La représentation permanente grecque auprès de l’UE a en effet rappelé que « les citoyens grecs ne peuvent pas voter depuis l’étranger. Cela s’applique au référendum, aux élections – générales ou régionales – à l’exception des élections pour le Parlement européen. « Les raisons sont principalement techniques étant donné le système de circonscription de la Grèce. Il serait toutefois exagéré de dire que les élections en Grèce ne sont pas suffisamment représentatives.  »

L’ensemble de la diaspora grecque dans le monde représente environ 11 millions de personnes, soit presque le même nombre que la population en Grèce. Ce chiffre inclut néanmoins les Grecs de deuxième et troisième générations.

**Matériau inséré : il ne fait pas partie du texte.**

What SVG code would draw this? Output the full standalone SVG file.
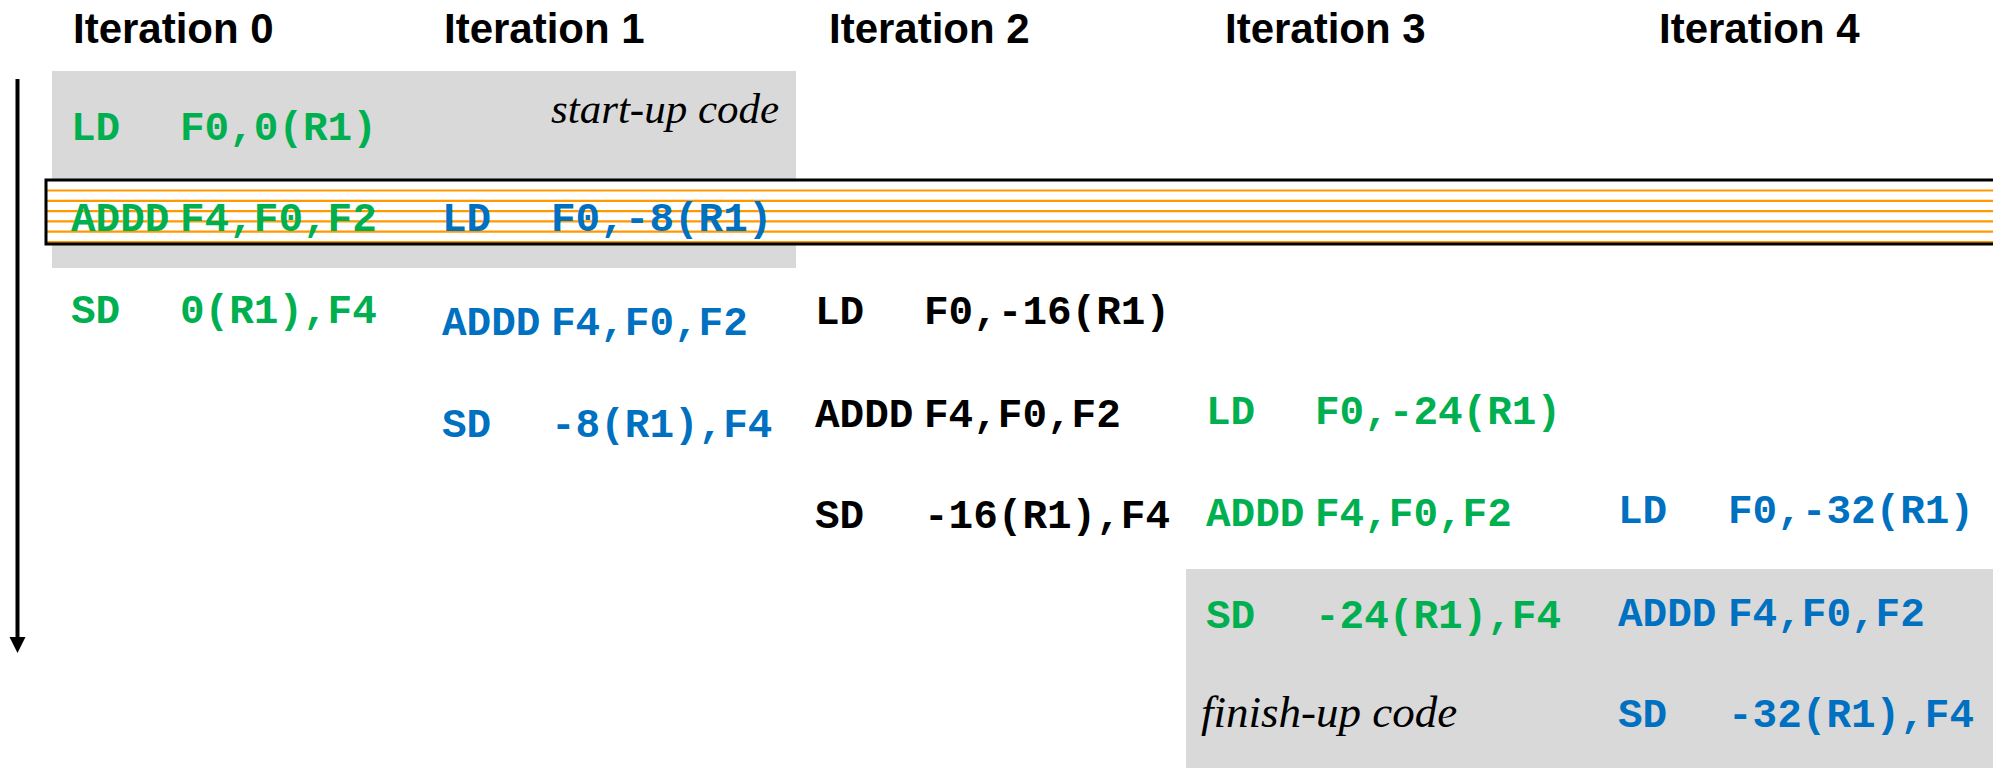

Le parti anti-austérité Syriza a remporté une victoire écrasante lors des élections anticipées du 25 janvier dernier en Grèce, mais il n'a pas obtenu une majorité absolue au parlement.

Son chef de file, Alexis Tsipras, a affirmé que le « cercle vicieux de l'austérité » était terminé, déclenchant ainsi des réactions variées au sein de l'UE.

Alexis Tsipras a annoncé que la dette publique grecque n'était pas viable et a demandé sa restructuration. La dette représente 177 % du PIB du pays.